Embryonic stem cells have drawn much interest and controversy because of their capabilities, which have been more fully appreciated only in recent years. These cells not only produce any type of cell found in the body but are also attracted to areas of injury or disease (Klotter 2005). They, thus, hold huge potentials to treat many diseases and disorders. But there are also problems encountered in their use. These cells are difficult to control. They may also cause cancer when used in an environment, which does not have the natural inhibitors found in a naturally growing embryo. The raging dispute over the use of human embryos or fetal tissue in research also limits the conduct of research. This controversy led to the use of umbilical cord blood, which would neither be hazardous nor ethically objectionable. Human umbilical blood stem cells have proved to be useful in treating blood diseases, such as leukemia, macular degeneration, diabetic retinopathy, and cerebral palsy and brain damage in adults who have had recent stroke.

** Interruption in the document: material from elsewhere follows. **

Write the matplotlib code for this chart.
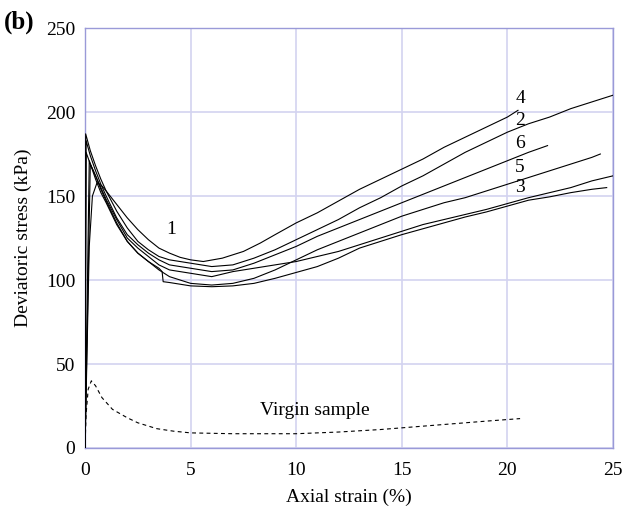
import matplotlib
matplotlib.use("Agg")
import matplotlib.pyplot as plt

# ---- data ----
# curve ending at 20.5 % (label 4), peak at ~0.57 %
x_c4 = [0, 0.1, 0.2, 0.35, 0.57, 0.8, 1, 1.5, 2, 2.5, 3, 3.5, 4, 4.5, 5, 5.6, 6.5, 7.5, 8.3, 9, 10, 11, 12, 13, 14, 15, 16, 17, 18, 19, 20, 20.5]
y_c4 = [0, 60, 120, 150, 158, 156, 153, 145, 137, 130, 124, 119, 116, 113.5, 112, 111, 113, 117, 122, 127, 134, 140, 147, 154, 160, 166, 172, 179, 185, 191, 197, 201]

# curve ending at 25 % (label 2)
x_c2 = [0, 0.03, 0.25, 0.5, 0.75, 1, 1.5, 2, 2.5, 3, 3.5, 4, 5, 6, 7, 8, 9, 10, 11, 12, 13, 14, 15, 16, 17, 18, 19, 20, 21, 22, 23, 24, 25]
y_c2 = [0, 187, 177, 168, 160, 153, 141, 131, 123, 118, 114, 112, 110, 108, 109, 113, 118, 124, 130, 136, 143, 149, 156, 162, 169, 176, 182, 188, 193, 197, 202, 206, 210]

# curve ending at 21.9 % (label 6)
x_c6 = [0, 0.05, 0.25, 0.5, 0.75, 1, 1.5, 2, 2.5, 3, 3.5, 4, 5, 6, 7, 8, 9, 10, 11, 12, 13, 14, 15, 16, 17, 18, 19, 20, 21, 21.9]
y_c6 = [0, 183, 174, 165, 157, 150, 137, 127, 121, 116, 112, 109, 107, 105, 106, 110, 115, 120, 126, 131, 136, 141, 146, 151, 156, 161, 166, 171, 176, 180]

# curve ending at 24.4 % (label 5)
x_c5 = [0, 0.2, 0.5, 0.75, 1, 1.5, 2, 2.5, 3, 3.5, 4, 5, 6, 7, 8, 9, 10, 11, 12, 13, 14, 15, 16, 17, 18, 19, 20, 21, 22, 23, 24, 24.4]
y_c5 = [0, 171, 160, 152, 146, 133, 123, 116, 111, 106, 102, 98, 97, 98, 101, 106, 112, 118, 123, 128, 133, 138, 142, 146, 149, 153, 157, 161, 165, 169, 173, 175]

# curve ending at 25 % (label 1)
x_c1 = [0, 0.25, 0.5, 0.75, 1, 1.5, 2, 2.5, 3, 3.5, 4, 5, 6, 7, 8, 9, 10, 11, 12, 13, 14, 15, 16, 17, 18, 19, 20, 21, 22, 23, 24, 25]
y_c1 = [0, 169, 162, 155, 148, 136, 125, 119, 114, 109, 106, 104, 102, 105, 107, 109, 111, 114, 117, 121, 125, 129, 133, 136, 139, 142, 145.5, 149, 152, 155, 159, 162]

# curve ending at 24.7 % (label 3), with a step near 3.7 %
x_c3 = [0, 0.05, 0.25, 0.5, 0.75, 1, 1.5, 2, 2.5, 3, 3.5, 3.65, 3.7, 4, 5, 6, 7, 8, 9, 10, 11, 12, 13, 14, 15, 16, 17, 18, 19, 20, 21, 22, 23, 24, 24.7]
y_c3 = [0, 176, 169, 162, 154, 147, 134, 123, 116, 111, 107, 105, 99, 98.5, 96.5, 96, 96.5, 98, 101, 104.5, 108, 113, 119, 123, 127, 130.5, 134, 137.5, 140.5, 144, 147.5, 149.5, 152, 154, 155]

# virgin sample (dashed)
x_virgin = [0, 0.05, 0.15, 0.3, 0.5, 0.8, 1.3, 2, 2.5, 3.4, 4.2, 5, 7, 10, 12, 14, 15, 17, 19, 20.6]
y_virgin = [0, 20, 35, 40, 37, 30, 23, 18, 15, 11.5, 10, 9, 8.5, 8.5, 9.5, 11, 12, 14, 16, 17.5]

curve_labels = ["4", "2", "6", "5", "3", "1"]
label_x = [20.6, 20.6, 20.6, 20.6, 20.6, 4.1]
label_y = [208, 195, 181, 167, 155, 130]

x_ticks = [0, 5, 10, 15, 20, 25]
y_ticks = [0, 50, 100, 150, 200, 250]

# ---- figure ----
plt.rcParams['font.family'] = ['Liberation Serif', 'DejaVu Serif']
fig = plt.figure(figsize=(6.27, 5.12), dpi=100)
ax = fig.add_axes([0.1356, 0.125, 0.8421, 0.8203])

grid_col = '#d3d3f0'
spine_col = '#9a9ad8'

for xs, ys in [(x_c4, y_c4), (x_c2, y_c2), (x_c6, y_c6), (x_c5, y_c5), (x_c1, y_c1), (x_c3, y_c3)]:
    ax.plot(xs, ys, color='black', lw=0.8, zorder=3)

ax.plot(x_virgin, y_virgin, color='black', lw=0.8, dashes=(3.5, 3), zorder=3)

for t, xx, yy in zip(curve_labels, label_x, label_y):
    ax.text(xx, yy, t, fontsize=14, ha='center', va='center', zorder=4)

ax.text(10.9, 22.5, "Virgin sample", fontsize=14, ha='center', va='center')

ax.set_xlim(0, 25)
ax.set_ylim(0, 250)
ax.set_xticks(x_ticks)
ax.set_yticks(y_ticks)
ax.tick_params(axis='x', length=0, labelsize=14, pad=10)
ax.tick_params(axis='y', length=0, labelsize=14, pad=7)
ax.grid(True, color=grid_col, lw=1.2, zorder=0)
ax.set_axisbelow(True)
for s in ax.spines.values():
    s.set_color(spine_col)
    s.set_linewidth(1.0)

ax.set_xlabel("Axial strain (%)", fontsize=14, labelpad=7)
ax.set_ylabel("Deviatoric stress (kPa)", fontsize=14, labelpad=10)

fig.text(0.006, 0.957, "(b)", fontsize=18, fontweight='bold', ha='left', va='center')

fig.savefig("out.png", dpi=100)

The Food and Drug Administration approved its use in treating neurological diseases, disorders and injuries. Their use for other purposes approved by the FDA have, however, proved difficult to obtain / This has driven patients who wanted to obtain stem cell injections to approach research centers outside the U.S. where the treatment is considered legal (Klotter).

Religious groups and conservatives have argued that the destruction of living human cells in the embryo, no matter how early the stage, constitutes killing and is unethical and immoral. In avoiding the current controversy on the morality of embryonic stem cell research, researchers and doctors have resorted to other options (Dobson 2004, National Review 2004). Substitutes like adult stem cells and somatic cell nuclear transfer from placental or umbilical cord stem cells of newborns. Adult stem cells, however, were found to be nearly not as malleable as human embryonic stem cells or those acquired through somatic cell nuclear transfer. These were found good for reproducing red and white blood cells and platelets, but not for replacing neurons, muscle or organ tissue. On the other hand, somatic cell nuclear transfer from the placental or umbilical cord stem cells of newborns tended to be rejected by the body and developed immune reaction problems (Dobson).